▸ Data for the task:
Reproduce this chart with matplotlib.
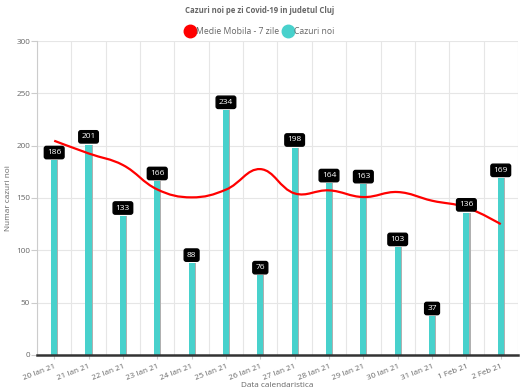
import numpy as np
import matplotlib.pyplot as plt
from matplotlib.path import Path
from matplotlib.patches import PathPatch
from matplotlib.lines import Line2D

plt.rcParams['font.family'] = ['Open Sans', 'DejaVu Sans']

# datele
zile = ['20 Ian 21', '21 Ian 21', '22 Ian 21', '23 Ian 21', '24 Ian 21', '25 Ian 21', '26 Ian 21',
        '27 Ian 21', '28 Ian 21', '29 Ian 21', '30 Ian 21', '31 Ian 21', '1 Feb 21', '2 Feb 21']
cazuri = [186, 201, 133, 166, 88, 234, 76, 198, 164, 163, 103, 37, 136, 169]
medie = [204.7, 192.6, 181.5, 158.2, 150.6, 158.0, 177.6, 154.4, 157.3, 150.9, 155.7, 147.4, 141.0, 125.0]

gri = '#666666'
turcoaz = '#48d1cc'

fig = plt.figure(figsize=(5.2, 3.92), dpi=100)
ax = fig.add_axes([0.0712, 0.0944, 0.9248, 0.801])

x = np.arange(len(zile))
ax.set_xlim(-0.5, len(zile) - 0.5)
ax.set_ylim(0, 300)

# grila
for xe in np.arange(-0.5, len(zile), 1.0):
    ax.axvline(xe, color='#e6e6e6', lw=0.8, zorder=0)
for yv in range(50, 301, 50):
    ax.axhline(yv, color='#e6e6e6', lw=0.8, zorder=0)

# bare cu umbra
ax.bar(x + 0.03, cazuri, width=0.18, color='#b0b0b0', zorder=2)
ax.bar(x, cazuri, width=0.18, color=turcoaz, zorder=3)

# linia medie mobila (curba ca in chart.js, tensiune 0.4)
pts = ax.transData.transform(np.column_stack([x, medie]))
n = len(pts)
t = 0.4
prev_cp = pts.copy()
next_cp = pts.copy()
for i in range(1, n - 1):
    p0, p1, p2 = pts[i - 1], pts[i], pts[i + 1]
    d01 = np.hypot(*(p1 - p0))
    d12 = np.hypot(*(p2 - p1))
    s01 = d01 / (d01 + d12)
    s12 = d12 / (d01 + d12)
    prev_cp[i] = p1 - t * s01 * (p2 - p0)
    next_cp[i] = p1 + t * s12 * (p2 - p0)
verts = [pts[0]]
codes = [Path.MOVETO]
for i in range(n - 1):
    verts += [next_cp[i], prev_cp[i + 1], pts[i + 1]]
    codes += [Path.CURVE4] * 3
verts = ax.transData.inverted().transform(np.array(verts))
ax.add_patch(PathPatch(Path(verts, codes), fill=False, edgecolor='red', lw=1.6, zorder=5))

# etichete valori
for xi, v in zip(x, cazuri):
    ax.annotate(str(v), (xi, v), xytext=(0, 5.6), textcoords='offset points',
                ha='center', va='center', color='white', fontsize=6.0, zorder=6,
                bbox=dict(boxstyle='round,pad=0.32,rounding_size=0.25', fc='black', ec='black'))

# axe
for s in ['top', 'right']:
    ax.spines[s].set_visible(False)
ax.spines['left'].set_color('#cccccc')
ax.spines['left'].set_linewidth(0.8)
ax.spines['bottom'].set_color('#333333')
ax.spines['bottom'].set_linewidth(1.8)
ax.spines['bottom'].set_zorder(7)

ax.set_yticks(range(0, 301, 50))
ax.tick_params(axis='y', length=4, color='#cccccc', labelsize=5.9, labelcolor=gri, pad=1)
ax.set_xticks(x)
ax.set_xticklabels(zile, rotation=21, ha='right', rotation_mode='anchor')
ax.tick_params(axis='x', length=3, color='#cccccc', labelsize=5.8, labelcolor=gri, pad=3)

ax.set_ylabel('Numar cazuri noi', fontsize=5.9, color=gri, labelpad=3)
ax.set_xlabel('Data calendaristica', fontsize=5.9, color=gri)
ax.xaxis.set_label_coords(0.5, -0.085)

fig.text(0.5, 0.972, 'Cazuri noi pe zi Covid-19 in judetul Cluj', ha='center', va='center',
         fontsize=5.6, fontweight='bold', color=gri)

handles = [Line2D([], [], marker='o', color='red', ls='None', markersize=9),
           Line2D([], [], marker='o', color=turcoaz, ls='None', markersize=9)]
fig.legend(handles, ['Medie Mobila - 7 zile', 'Cazuri noi'], loc='center', bbox_to_anchor=(0.5, 0.92),
           ncol=2, frameon=False, fontsize=6.2, labelcolor=gri, handletextpad=0.2,
           columnspacing=0.5, handlelength=1.0)

fig.savefig('out.png', dpi=100)
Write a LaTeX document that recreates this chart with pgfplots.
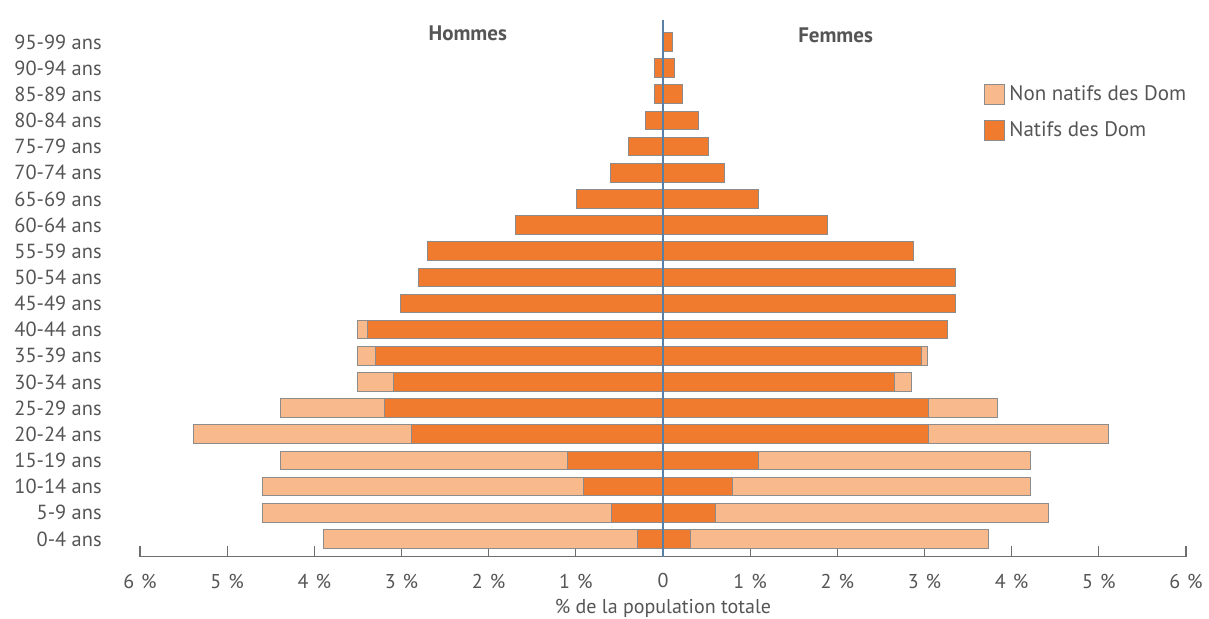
\documentclass[border=0pt]{standalone}
\usepackage{fontspec}
\setmainfont{PT Sans}
\usepackage{pgfplots}
\usepackage{pgfplotstable}
\pgfplotsset{compat=1.18}

\definecolor{natif}{HTML}{F07A2E}
\definecolor{nonnatif}{HTML}{F8B98C}
\definecolor{txt}{HTML}{555555}
\definecolor{edge}{HTML}{8C8C8C}
\definecolor{axe}{HTML}{5A80A5}

% y: 0 = 0-4 ans ... 19 = 95-99 ans ; hommes en negatif
\pgfplotstableread{
y  mtot   mnat   ftot  fnat
0  -3.89  -0.29  3.73  0.31
1  -4.59  -0.59  4.42  0.60
2  -4.59  -0.91  4.22  0.80
3  -4.39  -1.10  4.22  1.10
4  -5.39  -2.89  5.11  3.05
5  -4.39  -3.20  3.84  3.05
6  -3.50  -3.09  2.85  2.66
7  -3.50  -3.30  3.04  2.96
8  -3.50  -3.39  3.26  3.26
9  -3.01  -3.01  3.35  3.35
10 -2.80  -2.80  3.36  3.36
11 -2.70  -2.70  2.87  2.87
12 -1.69  -1.69  1.89  1.89
13 -0.99  -0.99  1.10  1.10
14 -0.60  -0.60  0.71  0.71
15 -0.40  -0.40  0.52  0.52
16 -0.20  -0.20  0.41  0.41
17 -0.10  -0.10  0.22  0.22
18 -0.10  -0.10  0.13  0.13
19  0.00   0.00  0.11  0.11
}\pyramide

\newcommand{\pc}[1]{#1\hspace{0.35em}\%}

\begin{document}
\begin{tikzpicture}
\begin{axis}[
  scale only axis, width=523pt, height=268.35pt,
  xmin=-6, xmax=6, ymin=-0.68, ymax=19.84,
  clip=false,
  axis x line=bottom, axis y line=left,
  x axis line style={-, draw=txt!85, line width=0.6pt},
  y axis line style={draw=none},
  xtick={-6,...,6},
  xticklabels={\pc{6},\pc{5},\pc{4},\pc{3},\pc{2},\pc{1},0,\pc{1},\pc{2},\pc{3},\pc{4},\pc{5},\pc{6}},
  xtick align=inside, major tick length=5.5pt,
  xtick style={draw=txt!85, line width=0.6pt},
  ytick={0,...,19},
  yticklabels={0-4 ans,5-9 ans,10-14 ans,15-19 ans,20-24 ans,25-29 ans,30-34 ans,35-39 ans,40-44 ans,45-49 ans,50-54 ans,55-59 ans,60-64 ans,65-69 ans,70-74 ans,75-79 ans,80-84 ans,85-89 ans,90-94 ans,95-99 ans},
  ytick style={draw=none},
  yticklabel style={anchor=east, inner sep=0pt, xshift=-13.5pt, font=\fontsize{10.2}{12}\selectfont},
  xticklabel style={yshift=-5pt, font=\fontsize{10}{12}\selectfont},
  tick label style={text=txt},
  xbar, bar shift=0pt, bar width=0.71,
  every axis plot/.append style={draw=edge, line width=0.5pt},
  legend style={at={(0.8069,0.8865)}, anchor=north west, draw=none, fill=none,
    font=\fontsize{10.5}{12}\selectfont, text=txt, row sep=5pt, inner sep=0pt,
    legend cell align=left},
  legend image code/.code={\draw[#1, draw=edge] (0pt,-5pt) rectangle (10pt,5pt);},
]
\addplot[fill=nonnatif] table[x=ftot, y=y] {\pyramide};
\addlegendentry{Non natifs des Dom}
\addplot[fill=natif] table[x=fnat, y=y] {\pyramide};
\addlegendentry{Natifs des Dom}
\addplot[fill=nonnatif, forget plot] table[x=mtot, y=y] {\pyramide};
\addplot[fill=natif, forget plot] table[x=mnat, y=y] {\pyramide};

\draw[axe, line width=0.6pt] (axis cs:0,-0.68) -- (axis cs:0,19.84);
\node[font=\bfseries\fontsize{10.5}{12}\selectfont, text=txt] at (axis cs:-2.24,19.35) {Hommes};
\node[font=\bfseries\fontsize{10.5}{12}\selectfont, text=txt] at (axis cs:1.98,19.25) {Femmes};
\node[font=\fontsize{10}{12}\selectfont, text=txt] at (rel axis cs:0.5,-0.0956) {\% de la population totale};
\end{axis}
\pgfresetboundingbox
\path ([xshift=-70pt, yshift=-31.15pt]current axis.south west) rectangle ([xshift=11.5pt, yshift=10pt]current axis.north east);
\end{tikzpicture}
\end{document}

▸ Task details:
The required output is the exact run of lines from the start of the records through the line containing "plt.rcParams['font.family'] = ['Open", both ends included, with no pictures.

▸ Answer in full:
Reproduce this chart with matplotlib.
import numpy as np
import matplotlib.pyplot as plt
from matplotlib.path import Path
from matplotlib.patches import PathPatch
from matplotlib.lines import Line2D

plt.rcParams['font.family'] = ['Open Sans', 'DejaVu Sans']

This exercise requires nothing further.